-- START --
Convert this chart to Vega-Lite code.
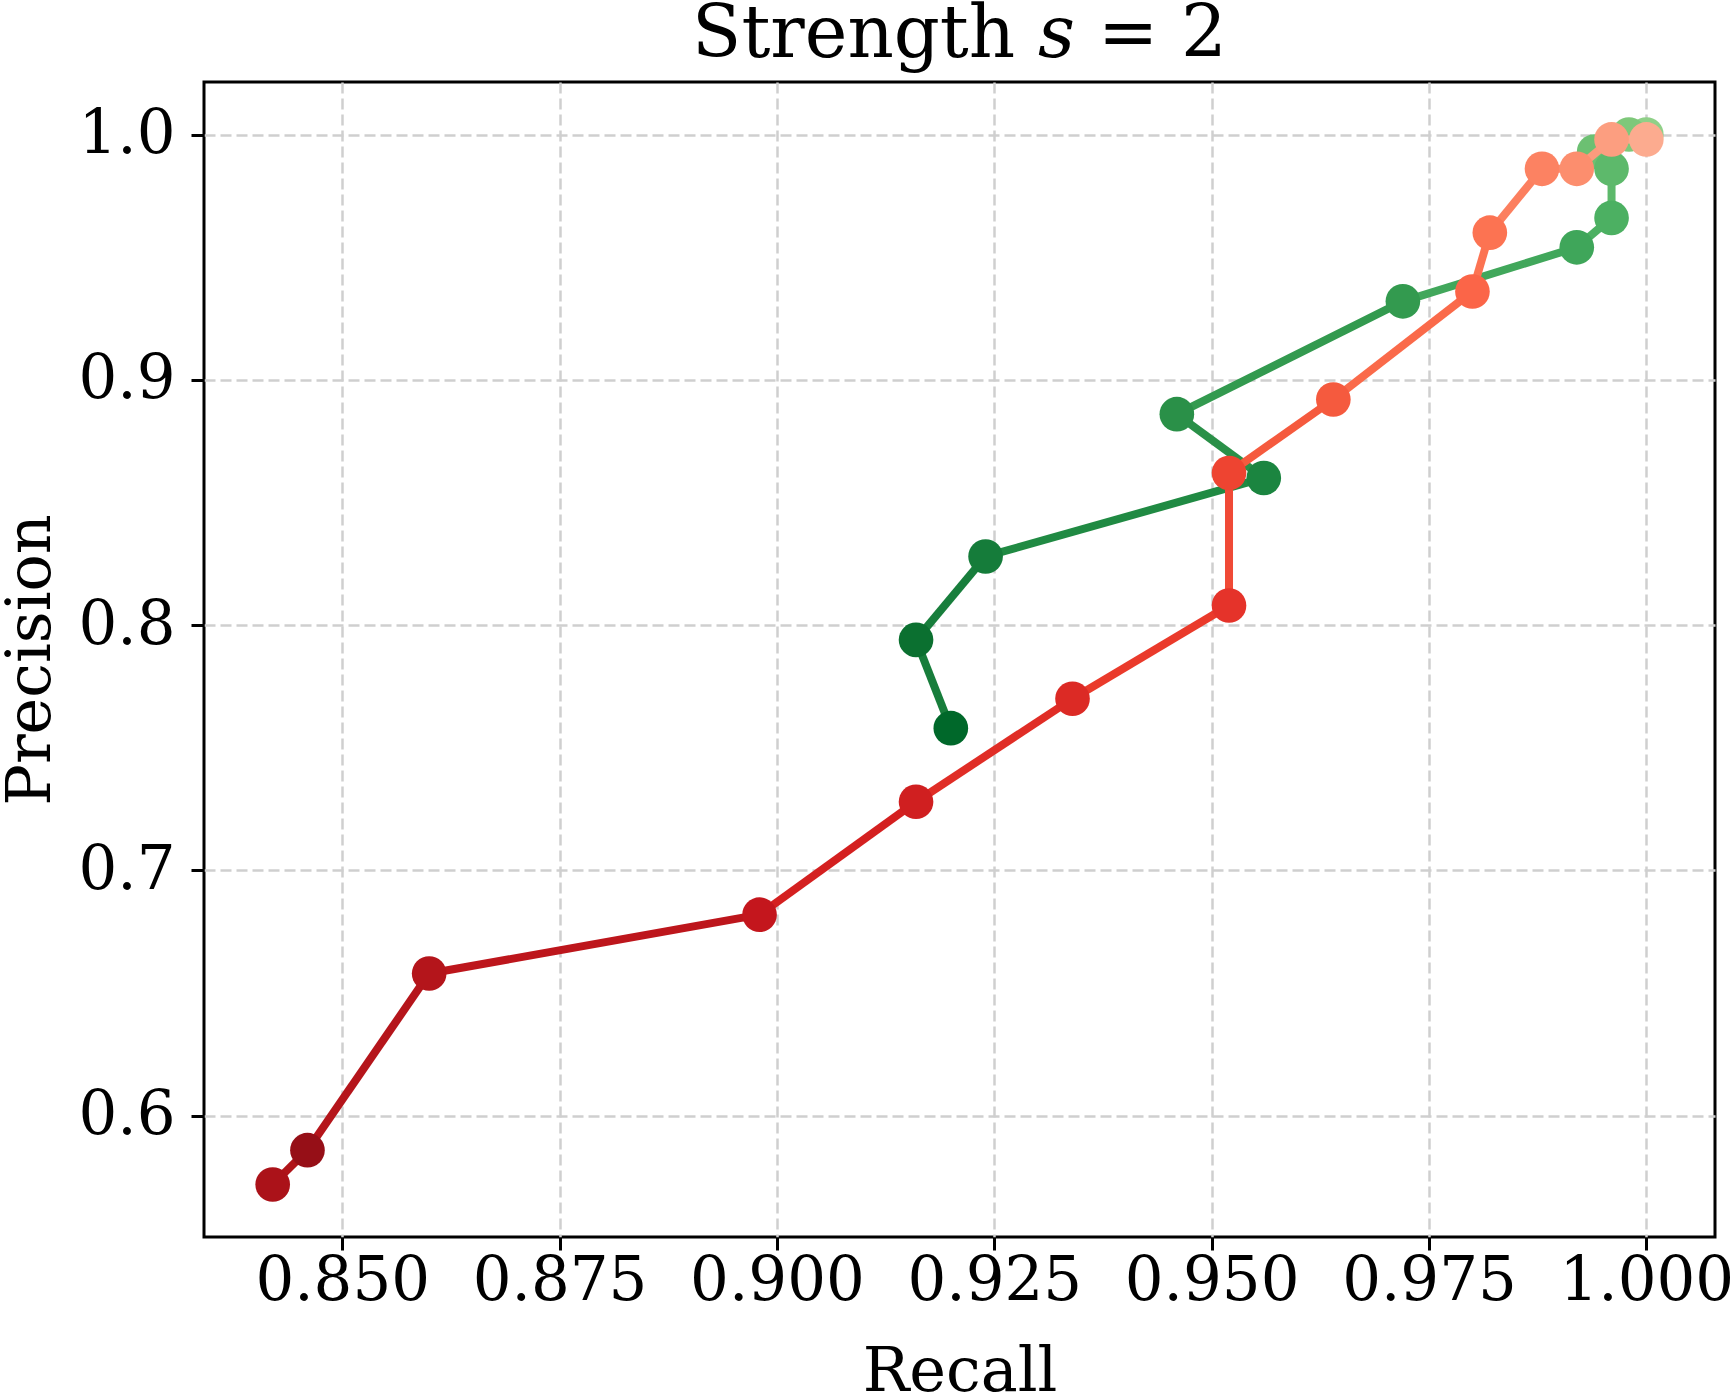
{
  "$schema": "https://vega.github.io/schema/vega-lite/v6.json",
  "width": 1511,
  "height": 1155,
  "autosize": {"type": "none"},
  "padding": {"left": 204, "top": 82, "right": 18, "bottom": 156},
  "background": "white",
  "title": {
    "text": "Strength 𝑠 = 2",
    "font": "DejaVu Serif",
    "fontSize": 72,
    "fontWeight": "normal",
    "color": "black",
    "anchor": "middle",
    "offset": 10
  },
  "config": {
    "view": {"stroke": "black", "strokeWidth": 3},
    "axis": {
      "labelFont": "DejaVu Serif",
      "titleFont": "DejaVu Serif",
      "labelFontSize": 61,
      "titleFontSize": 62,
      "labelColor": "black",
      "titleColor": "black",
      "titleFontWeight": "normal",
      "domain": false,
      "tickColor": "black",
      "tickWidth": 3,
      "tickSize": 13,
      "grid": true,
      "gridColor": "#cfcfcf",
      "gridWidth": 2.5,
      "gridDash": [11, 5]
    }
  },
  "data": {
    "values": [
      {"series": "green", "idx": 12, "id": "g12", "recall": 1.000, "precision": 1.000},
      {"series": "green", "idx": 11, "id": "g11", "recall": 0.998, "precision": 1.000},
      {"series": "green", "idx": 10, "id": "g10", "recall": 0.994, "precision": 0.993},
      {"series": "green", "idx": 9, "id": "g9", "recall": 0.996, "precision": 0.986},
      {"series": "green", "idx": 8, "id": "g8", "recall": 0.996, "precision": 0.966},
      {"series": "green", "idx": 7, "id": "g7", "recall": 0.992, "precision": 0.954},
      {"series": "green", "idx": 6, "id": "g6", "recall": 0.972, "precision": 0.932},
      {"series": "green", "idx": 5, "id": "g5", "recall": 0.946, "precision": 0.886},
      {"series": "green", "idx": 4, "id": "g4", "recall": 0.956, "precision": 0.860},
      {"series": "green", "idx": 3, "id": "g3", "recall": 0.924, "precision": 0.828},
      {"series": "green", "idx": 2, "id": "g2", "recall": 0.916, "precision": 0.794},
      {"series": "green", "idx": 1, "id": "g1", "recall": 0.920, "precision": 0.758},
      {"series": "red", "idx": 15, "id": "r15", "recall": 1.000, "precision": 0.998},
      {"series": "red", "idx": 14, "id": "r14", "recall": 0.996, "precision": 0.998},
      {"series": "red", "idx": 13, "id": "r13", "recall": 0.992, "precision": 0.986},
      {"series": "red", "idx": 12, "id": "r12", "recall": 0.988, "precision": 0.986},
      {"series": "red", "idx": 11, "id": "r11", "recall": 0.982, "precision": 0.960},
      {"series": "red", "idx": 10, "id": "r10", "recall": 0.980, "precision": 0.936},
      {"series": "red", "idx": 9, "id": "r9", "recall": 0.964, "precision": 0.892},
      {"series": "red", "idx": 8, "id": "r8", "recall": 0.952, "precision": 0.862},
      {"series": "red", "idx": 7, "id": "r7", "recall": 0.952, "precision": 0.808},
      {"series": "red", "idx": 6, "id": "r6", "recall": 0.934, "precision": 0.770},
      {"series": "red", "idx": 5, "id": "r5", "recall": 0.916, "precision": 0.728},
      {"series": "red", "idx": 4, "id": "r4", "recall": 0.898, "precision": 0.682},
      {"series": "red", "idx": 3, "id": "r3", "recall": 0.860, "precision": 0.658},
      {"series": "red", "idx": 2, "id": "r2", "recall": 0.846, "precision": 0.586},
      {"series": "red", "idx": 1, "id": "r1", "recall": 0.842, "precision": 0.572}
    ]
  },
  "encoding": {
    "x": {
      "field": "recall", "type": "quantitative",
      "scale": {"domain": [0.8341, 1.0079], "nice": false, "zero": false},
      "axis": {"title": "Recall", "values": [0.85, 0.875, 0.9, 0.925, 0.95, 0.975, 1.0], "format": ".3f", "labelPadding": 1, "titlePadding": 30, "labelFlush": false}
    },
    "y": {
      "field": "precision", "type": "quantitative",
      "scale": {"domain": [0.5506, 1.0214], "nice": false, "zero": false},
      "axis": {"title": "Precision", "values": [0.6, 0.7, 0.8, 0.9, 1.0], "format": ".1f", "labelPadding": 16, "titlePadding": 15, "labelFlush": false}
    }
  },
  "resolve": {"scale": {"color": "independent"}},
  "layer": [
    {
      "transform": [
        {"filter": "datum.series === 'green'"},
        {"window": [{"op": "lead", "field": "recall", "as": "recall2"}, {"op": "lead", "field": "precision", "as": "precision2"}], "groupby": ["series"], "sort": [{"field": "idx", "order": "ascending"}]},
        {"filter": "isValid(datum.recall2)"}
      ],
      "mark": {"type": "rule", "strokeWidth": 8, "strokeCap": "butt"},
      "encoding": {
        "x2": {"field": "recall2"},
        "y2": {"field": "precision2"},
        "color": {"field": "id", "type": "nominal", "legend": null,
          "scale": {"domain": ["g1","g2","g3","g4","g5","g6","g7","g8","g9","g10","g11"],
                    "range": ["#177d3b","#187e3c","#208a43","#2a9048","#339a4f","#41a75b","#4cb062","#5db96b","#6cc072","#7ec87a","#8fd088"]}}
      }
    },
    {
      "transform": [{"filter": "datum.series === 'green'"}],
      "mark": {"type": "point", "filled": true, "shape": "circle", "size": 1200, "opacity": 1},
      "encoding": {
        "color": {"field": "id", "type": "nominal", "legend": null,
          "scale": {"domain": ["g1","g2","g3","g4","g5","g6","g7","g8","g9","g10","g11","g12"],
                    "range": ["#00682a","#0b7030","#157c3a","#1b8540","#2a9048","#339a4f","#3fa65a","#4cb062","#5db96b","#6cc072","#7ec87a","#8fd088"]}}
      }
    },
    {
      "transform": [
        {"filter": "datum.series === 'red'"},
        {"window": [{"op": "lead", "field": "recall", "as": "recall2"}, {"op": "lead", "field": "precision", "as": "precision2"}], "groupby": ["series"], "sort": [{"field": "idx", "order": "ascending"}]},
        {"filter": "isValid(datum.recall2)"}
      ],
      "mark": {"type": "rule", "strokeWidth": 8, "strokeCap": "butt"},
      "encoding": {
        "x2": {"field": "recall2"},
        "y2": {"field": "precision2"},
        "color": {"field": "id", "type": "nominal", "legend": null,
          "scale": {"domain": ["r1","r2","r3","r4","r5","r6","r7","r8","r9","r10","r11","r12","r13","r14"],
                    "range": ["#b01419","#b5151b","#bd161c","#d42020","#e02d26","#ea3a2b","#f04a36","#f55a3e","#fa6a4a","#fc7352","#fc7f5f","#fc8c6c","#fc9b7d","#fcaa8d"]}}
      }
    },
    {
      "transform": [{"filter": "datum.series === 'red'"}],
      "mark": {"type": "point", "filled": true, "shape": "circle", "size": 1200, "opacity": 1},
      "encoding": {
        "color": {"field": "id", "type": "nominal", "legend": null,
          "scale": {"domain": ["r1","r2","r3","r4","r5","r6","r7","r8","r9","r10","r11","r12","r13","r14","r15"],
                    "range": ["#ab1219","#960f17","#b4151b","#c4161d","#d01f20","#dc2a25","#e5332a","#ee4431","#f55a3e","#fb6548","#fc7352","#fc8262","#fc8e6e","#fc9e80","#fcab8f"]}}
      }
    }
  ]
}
-- END --
Leave the pictures out and copy the rest of the data exactly.

Convert this chart to Vega-Lite code.
{
  "$schema": "https://vega.github.io/schema/vega-lite/v6.json",
  "width": 1511,
  "height": 1155,
  "autosize": {"type": "none"},
  "padding": {"left": 204, "top": 82, "right": 18, "bottom": 156},
  "background": "white",
  "title": {
    "text": "Strength 𝑠 = 2",
    "font": "DejaVu Serif",
    "fontSize": 72,
    "fontWeight": "normal",
    "color": "black",
    "anchor": "middle",
    "offset": 10
  },
  "config": {
    "view": {"stroke": "black", "strokeWidth": 3},
    "axis": {
      "labelFont": "DejaVu Serif",
      "titleFont": "DejaVu Serif",
      "labelFontSize": 61,
      "titleFontSize": 62,
      "labelColor": "black",
      "titleColor": "black",
      "titleFontWeight": "normal",
      "domain": false,
      "tickColor": "black",
      "tickWidth": 3,
      "tickSize": 13,
      "grid": true,
      "gridColor": "#cfcfcf",
      "gridWidth": 2.5,
      "gridDash": [11, 5]
    }
  },
  "data": {
    "values": [
      {"series": "green", "idx": 12, "id": "g12", "recall": 1.000, "precision": 1.000},
      {"series": "green", "idx": 11, "id": "g11", "recall": 0.998, "precision": 1.000},
      {"series": "green", "idx": 10, "id": "g10", "recall": 0.994, "precision": 0.993},
      {"series": "green", "idx": 9, "id": "g9", "recall": 0.996, "precision": 0.986},
      {"series": "green", "idx": 8, "id": "g8", "recall": 0.996, "precision": 0.966},
      {"series": "green", "idx": 7, "id": "g7", "recall": 0.992, "precision": 0.954},
      {"series": "green", "idx": 6, "id": "g6", "recall": 0.972, "precision": 0.932},
      {"series": "green", "idx": 5, "id": "g5", "recall": 0.946, "precision": 0.886},
      {"series": "green", "idx": 4, "id": "g4", "recall": 0.956, "precision": 0.860},
      {"series": "green", "idx": 3, "id": "g3", "recall": 0.924, "precision": 0.828},
      {"series": "green", "idx": 2, "id": "g2", "recall": 0.916, "precision": 0.794},
      {"series": "green", "idx": 1, "id": "g1", "recall": 0.920, "precision": 0.758},
      {"series": "red", "idx": 15, "id": "r15", "recall": 1.000, "precision": 0.998},
      {"series": "red", "idx": 14, "id": "r14", "recall": 0.996, "precision": 0.998},
      {"series": "red", "idx": 13, "id": "r13", "recall": 0.992, "precision": 0.986},
      {"series": "red", "idx": 12, "id": "r12", "recall": 0.988, "precision": 0.986},
      {"series": "red", "idx": 11, "id": "r11", "recall": 0.982, "precision": 0.960},
      {"series": "red", "idx": 10, "id": "r10", "recall": 0.980, "precision": 0.936},
      {"series": "red", "idx": 9, "id": "r9", "recall": 0.964, "precision": 0.892},
      {"series": "red", "idx": 8, "id": "r8", "recall": 0.952, "precision": 0.862},
      {"series": "red", "idx": 7, "id": "r7", "recall": 0.952, "precision": 0.808},
      {"series": "red", "idx": 6, "id": "r6", "recall": 0.934, "precision": 0.770},
      {"series": "red", "idx": 5, "id": "r5", "recall": 0.916, "precision": 0.728},
      {"series": "red", "idx": 4, "id": "r4", "recall": 0.898, "precision": 0.682},
      {"series": "red", "idx": 3, "id": "r3", "recall": 0.860, "precision": 0.658},
      {"series": "red", "idx": 2, "id": "r2", "recall": 0.846, "precision": 0.586},
      {"series": "red", "idx": 1, "id": "r1", "recall": 0.842, "precision": 0.572}
    ]
  },
  "encoding": {
    "x": {
      "field": "recall", "type": "quantitative",
      "scale": {"domain": [0.8341, 1.0079], "nice": false, "zero": false},
      "axis": {"title": "Recall", "values": [0.85, 0.875, 0.9, 0.925, 0.95, 0.975, 1.0], "format": ".3f", "labelPadding": 1, "titlePadding": 30, "labelFlush": false}
    },
    "y": {
      "field": "precision", "type": "quantitative",
      "scale": {"domain": [0.5506, 1.0214], "nice": false, "zero": false},
      "axis": {"title": "Precision", "values": [0.6, 0.7, 0.8, 0.9, 1.0], "format": ".1f", "labelPadding": 16, "titlePadding": 15, "labelFlush": false}
    }
  },
  "resolve": {"scale": {"color": "independent"}},
  "layer": [
    {
      "transform": [
        {"filter": "datum.series === 'green'"},
        {"window": [{"op": "lead", "field": "recall", "as": "recall2"}, {"op": "lead", "field": "precision", "as": "precision2"}], "groupby": ["series"], "sort": [{"field": "idx", "order": "ascending"}]},
        {"filter": "isValid(datum.recall2)"}
      ],
      "mark": {"type": "rule", "strokeWidth": 8, "strokeCap": "butt"},
      "encoding": {
        "x2": {"field": "recall2"},
        "y2": {"field": "precision2"},
        "color": {"field": "id", "type": "nominal", "legend": null,
          "scale": {"domain": ["g1","g2","g3","g4","g5","g6","g7","g8","g9","g10","g11"],
                    "range": ["#177d3b","#187e3c","#208a43","#2a9048","#339a4f","#41a75b","#4cb062","#5db96b","#6cc072","#7ec87a","#8fd088"]}}
      }
    },
    {
      "transform": [{"filter": "datum.series === 'green'"}],
      "mark": {"type": "point", "filled": true, "shape": "circle", "size": 1200, "opacity": 1},
      "encoding": {
        "color": {"field": "id", "type": "nominal", "legend": null,
          "scale": {"domain": ["g1","g2","g3","g4","g5","g6","g7","g8","g9","g10","g11","g12"],
                    "range": ["#00682a","#0b7030","#157c3a","#1b8540","#2a9048","#339a4f","#3fa65a","#4cb062","#5db96b","#6cc072","#7ec87a","#8fd088"]}}
      }
    },
    {
      "transform": [
        {"filter": "datum.series === 'red'"},
        {"window": [{"op": "lead", "field": "recall", "as": "recall2"}, {"op": "lead", "field": "precision", "as": "precision2"}], "groupby": ["series"], "sort": [{"field": "idx", "order": "ascending"}]},
        {"filter": "isValid(datum.recall2)"}
      ],
      "mark": {"type": "rule", "strokeWidth": 8, "strokeCap": "butt"},
      "encoding": {
        "x2": {"field": "recall2"},
        "y2": {"field": "precision2"},
        "color": {"field": "id", "type": "nominal", "legend": null,
          "scale": {"domain": ["r1","r2","r3","r4","r5","r6","r7","r8","r9","r10","r11","r12","r13","r14"],
                    "range": ["#b01419","#b5151b","#bd161c","#d42020","#e02d26","#ea3a2b","#f04a36","#f55a3e","#fa6a4a","#fc7352","#fc7f5f","#fc8c6c","#fc9b7d","#fcaa8d"]}}
      }
    },
    {
      "transform": [{"filter": "datum.series === 'red'"}],
      "mark": {"type": "point", "filled": true, "shape": "circle", "size": 1200, "opacity": 1},
      "encoding": {
        "color": {"field": "id", "type": "nominal", "legend": null,
          "scale": {"domain": ["r1","r2","r3","r4","r5","r6","r7","r8","r9","r10","r11","r12","r13","r14","r15"],
                    "range": ["#ab1219","#960f17","#b4151b","#c4161d","#d01f20","#dc2a25","#e5332a","#ee4431","#f55a3e","#fb6548","#fc7352","#fc8262","#fc8e6e","#fc9e80","#fcab8f"]}}
      }
    }
  ]
}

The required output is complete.